Task requirements
Copy only what lies from the line containing "Convert this chart to Bokeh code." through the line containing "from bokeh.resources import INLINE" in the entries below, keeping both end lines exact and dropping every picture.

Given data

________________________________________

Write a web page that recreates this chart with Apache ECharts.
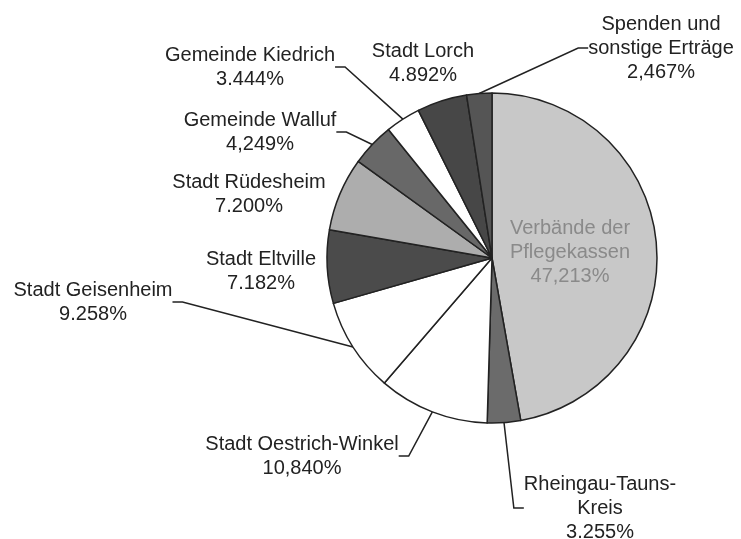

________________________________________

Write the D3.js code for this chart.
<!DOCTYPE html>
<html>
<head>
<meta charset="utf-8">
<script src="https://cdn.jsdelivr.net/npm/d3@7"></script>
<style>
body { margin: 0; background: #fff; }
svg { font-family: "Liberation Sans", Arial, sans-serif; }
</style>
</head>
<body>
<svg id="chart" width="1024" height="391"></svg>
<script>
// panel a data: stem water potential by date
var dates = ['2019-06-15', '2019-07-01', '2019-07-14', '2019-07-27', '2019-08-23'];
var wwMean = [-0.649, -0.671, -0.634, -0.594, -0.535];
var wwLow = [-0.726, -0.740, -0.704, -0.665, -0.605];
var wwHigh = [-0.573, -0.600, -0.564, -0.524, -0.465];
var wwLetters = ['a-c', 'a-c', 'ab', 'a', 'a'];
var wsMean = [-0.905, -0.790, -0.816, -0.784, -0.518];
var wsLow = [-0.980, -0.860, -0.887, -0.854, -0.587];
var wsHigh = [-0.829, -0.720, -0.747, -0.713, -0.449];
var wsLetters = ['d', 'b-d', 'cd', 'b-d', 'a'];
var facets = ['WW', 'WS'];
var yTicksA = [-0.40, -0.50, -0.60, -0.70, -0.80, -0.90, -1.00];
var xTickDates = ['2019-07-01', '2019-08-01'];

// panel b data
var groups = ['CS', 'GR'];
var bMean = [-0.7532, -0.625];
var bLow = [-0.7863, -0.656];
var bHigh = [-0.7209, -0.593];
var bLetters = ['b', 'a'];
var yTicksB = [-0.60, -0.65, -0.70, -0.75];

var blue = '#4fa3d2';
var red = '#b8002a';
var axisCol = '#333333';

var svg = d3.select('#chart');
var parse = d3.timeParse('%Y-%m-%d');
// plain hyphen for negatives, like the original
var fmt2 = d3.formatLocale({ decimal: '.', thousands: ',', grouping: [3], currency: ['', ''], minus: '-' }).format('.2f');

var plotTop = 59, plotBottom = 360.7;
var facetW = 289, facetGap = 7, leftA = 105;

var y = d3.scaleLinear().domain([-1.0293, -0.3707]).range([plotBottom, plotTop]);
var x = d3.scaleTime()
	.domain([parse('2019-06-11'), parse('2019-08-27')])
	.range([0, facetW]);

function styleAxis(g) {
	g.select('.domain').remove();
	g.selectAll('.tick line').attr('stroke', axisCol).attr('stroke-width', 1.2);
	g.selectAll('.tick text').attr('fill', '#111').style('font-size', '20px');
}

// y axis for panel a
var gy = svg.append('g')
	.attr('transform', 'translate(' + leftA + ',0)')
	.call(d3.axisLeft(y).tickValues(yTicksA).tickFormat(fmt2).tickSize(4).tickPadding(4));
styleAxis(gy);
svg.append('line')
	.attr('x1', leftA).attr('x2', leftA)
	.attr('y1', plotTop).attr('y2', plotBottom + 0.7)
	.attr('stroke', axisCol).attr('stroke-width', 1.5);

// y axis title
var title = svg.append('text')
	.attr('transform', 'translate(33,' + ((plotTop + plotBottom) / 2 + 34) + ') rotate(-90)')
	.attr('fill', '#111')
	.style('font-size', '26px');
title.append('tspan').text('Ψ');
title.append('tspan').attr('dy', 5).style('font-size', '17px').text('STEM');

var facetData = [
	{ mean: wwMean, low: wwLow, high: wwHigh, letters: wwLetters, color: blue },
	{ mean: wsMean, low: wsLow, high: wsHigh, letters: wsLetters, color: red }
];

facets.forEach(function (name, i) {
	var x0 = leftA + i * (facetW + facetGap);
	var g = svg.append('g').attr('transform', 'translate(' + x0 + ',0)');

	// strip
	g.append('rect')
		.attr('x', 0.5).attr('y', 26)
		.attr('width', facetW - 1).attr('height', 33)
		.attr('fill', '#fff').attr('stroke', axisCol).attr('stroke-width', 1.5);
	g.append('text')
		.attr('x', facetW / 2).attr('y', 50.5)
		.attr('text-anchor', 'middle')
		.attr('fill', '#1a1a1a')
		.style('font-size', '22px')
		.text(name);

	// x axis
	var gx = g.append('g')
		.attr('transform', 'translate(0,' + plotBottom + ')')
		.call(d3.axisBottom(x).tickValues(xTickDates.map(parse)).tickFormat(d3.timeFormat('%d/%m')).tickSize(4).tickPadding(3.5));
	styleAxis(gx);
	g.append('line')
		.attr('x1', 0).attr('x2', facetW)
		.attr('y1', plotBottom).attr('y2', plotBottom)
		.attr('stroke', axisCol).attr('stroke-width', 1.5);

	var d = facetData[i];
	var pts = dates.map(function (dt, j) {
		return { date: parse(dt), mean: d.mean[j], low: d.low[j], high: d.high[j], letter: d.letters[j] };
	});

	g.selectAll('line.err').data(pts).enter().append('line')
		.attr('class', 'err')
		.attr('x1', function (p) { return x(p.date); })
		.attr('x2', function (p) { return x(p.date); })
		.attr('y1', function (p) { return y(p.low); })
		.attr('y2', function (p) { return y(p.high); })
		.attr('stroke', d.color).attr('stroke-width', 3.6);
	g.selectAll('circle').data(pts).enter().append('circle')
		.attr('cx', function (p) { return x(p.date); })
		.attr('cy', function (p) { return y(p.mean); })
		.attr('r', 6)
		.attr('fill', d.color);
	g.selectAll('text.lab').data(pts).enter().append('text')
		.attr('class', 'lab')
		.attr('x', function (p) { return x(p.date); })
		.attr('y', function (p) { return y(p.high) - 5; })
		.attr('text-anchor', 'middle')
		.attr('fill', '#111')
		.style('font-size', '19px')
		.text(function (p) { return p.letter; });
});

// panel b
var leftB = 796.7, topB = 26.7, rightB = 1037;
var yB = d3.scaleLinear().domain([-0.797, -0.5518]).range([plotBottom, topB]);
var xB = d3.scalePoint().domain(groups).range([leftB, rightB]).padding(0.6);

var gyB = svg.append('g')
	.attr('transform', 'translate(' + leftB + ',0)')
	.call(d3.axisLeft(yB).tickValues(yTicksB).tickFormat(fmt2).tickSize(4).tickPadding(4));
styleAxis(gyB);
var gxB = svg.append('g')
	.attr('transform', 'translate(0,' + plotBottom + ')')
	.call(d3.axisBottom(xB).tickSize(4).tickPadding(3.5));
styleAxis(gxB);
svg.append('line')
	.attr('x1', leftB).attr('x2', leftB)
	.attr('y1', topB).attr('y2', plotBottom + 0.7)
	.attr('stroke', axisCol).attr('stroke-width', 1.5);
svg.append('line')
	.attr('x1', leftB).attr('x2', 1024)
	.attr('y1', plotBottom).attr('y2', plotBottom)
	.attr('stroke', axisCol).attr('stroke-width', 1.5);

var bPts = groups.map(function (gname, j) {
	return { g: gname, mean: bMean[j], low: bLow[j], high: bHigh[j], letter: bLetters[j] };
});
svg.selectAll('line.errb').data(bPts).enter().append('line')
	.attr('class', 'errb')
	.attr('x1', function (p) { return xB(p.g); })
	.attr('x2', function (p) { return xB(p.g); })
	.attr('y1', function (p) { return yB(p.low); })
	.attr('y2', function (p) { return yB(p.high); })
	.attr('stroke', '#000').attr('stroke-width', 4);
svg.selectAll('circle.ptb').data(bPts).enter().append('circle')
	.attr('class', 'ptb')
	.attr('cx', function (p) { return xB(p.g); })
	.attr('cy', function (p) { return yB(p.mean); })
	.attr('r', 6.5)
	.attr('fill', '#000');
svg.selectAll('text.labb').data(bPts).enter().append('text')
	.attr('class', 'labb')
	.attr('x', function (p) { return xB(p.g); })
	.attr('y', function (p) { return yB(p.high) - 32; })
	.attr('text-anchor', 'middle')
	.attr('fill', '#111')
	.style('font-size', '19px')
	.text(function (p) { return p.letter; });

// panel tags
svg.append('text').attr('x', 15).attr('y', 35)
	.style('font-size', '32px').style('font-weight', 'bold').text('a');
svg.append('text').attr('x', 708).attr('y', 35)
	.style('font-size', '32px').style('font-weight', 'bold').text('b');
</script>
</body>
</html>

________________________________________

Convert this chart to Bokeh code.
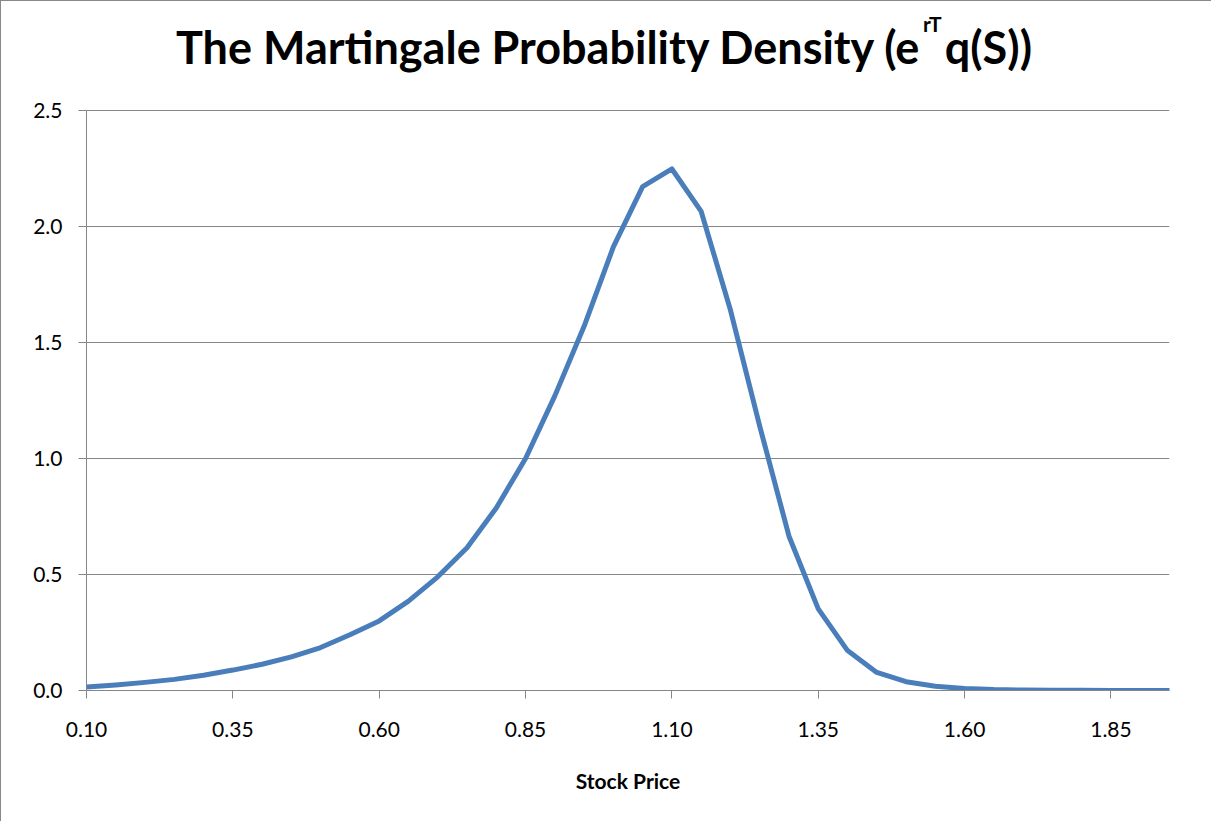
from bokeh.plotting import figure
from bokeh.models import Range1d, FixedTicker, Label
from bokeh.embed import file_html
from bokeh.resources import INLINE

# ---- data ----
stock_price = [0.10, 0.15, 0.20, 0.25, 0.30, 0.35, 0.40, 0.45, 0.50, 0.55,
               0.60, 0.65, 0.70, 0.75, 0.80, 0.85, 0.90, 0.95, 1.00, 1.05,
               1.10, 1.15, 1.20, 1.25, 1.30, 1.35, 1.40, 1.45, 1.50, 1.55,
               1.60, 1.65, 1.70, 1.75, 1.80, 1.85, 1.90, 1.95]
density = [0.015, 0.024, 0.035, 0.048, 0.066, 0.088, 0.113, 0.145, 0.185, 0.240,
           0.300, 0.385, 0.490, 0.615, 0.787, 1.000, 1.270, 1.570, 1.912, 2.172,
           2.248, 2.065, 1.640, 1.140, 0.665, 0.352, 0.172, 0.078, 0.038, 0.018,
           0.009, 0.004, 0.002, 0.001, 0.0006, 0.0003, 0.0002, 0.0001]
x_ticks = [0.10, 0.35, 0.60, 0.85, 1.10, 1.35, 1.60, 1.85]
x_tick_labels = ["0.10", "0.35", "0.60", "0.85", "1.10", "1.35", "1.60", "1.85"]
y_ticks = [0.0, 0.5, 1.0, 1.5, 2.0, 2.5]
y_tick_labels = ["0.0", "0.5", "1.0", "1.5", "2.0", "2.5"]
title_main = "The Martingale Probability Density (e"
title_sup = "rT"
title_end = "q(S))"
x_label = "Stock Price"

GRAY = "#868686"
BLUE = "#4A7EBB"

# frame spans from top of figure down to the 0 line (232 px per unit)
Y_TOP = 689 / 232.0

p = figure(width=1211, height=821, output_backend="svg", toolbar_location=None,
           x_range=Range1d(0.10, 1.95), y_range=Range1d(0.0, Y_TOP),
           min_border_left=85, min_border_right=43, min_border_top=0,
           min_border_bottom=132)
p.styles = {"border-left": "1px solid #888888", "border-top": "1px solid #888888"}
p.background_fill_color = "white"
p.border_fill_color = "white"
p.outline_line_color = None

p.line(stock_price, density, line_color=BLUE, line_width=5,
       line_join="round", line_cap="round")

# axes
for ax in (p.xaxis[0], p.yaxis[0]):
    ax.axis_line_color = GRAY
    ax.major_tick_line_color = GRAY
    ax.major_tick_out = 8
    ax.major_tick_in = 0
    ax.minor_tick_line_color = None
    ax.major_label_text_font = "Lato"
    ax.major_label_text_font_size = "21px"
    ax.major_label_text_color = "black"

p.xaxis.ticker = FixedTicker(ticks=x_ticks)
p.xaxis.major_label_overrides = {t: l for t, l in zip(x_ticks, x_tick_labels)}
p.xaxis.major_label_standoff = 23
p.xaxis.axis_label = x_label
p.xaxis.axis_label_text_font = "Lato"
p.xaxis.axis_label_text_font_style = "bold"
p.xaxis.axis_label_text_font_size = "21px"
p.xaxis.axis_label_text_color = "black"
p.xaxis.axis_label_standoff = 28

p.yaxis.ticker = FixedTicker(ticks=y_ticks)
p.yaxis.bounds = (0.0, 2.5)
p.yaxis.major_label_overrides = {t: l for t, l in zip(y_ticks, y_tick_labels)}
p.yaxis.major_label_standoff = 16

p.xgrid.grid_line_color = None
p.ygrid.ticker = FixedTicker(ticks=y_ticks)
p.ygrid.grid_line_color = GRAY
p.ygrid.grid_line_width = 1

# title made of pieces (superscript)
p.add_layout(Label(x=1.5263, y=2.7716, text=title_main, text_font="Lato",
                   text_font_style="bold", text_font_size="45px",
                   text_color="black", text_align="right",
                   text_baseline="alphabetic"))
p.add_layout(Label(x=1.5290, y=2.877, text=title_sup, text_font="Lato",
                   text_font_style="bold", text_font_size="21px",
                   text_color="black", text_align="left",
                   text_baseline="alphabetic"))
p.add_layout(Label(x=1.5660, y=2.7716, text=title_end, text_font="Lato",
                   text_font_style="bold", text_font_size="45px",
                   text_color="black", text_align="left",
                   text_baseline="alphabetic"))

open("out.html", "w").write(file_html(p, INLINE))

________________________________________

Complete answer
Convert this chart to Bokeh code.
from bokeh.plotting import figure
from bokeh.models import Range1d, FixedTicker, Label
from bokeh.embed import file_html
from bokeh.resources import INLINE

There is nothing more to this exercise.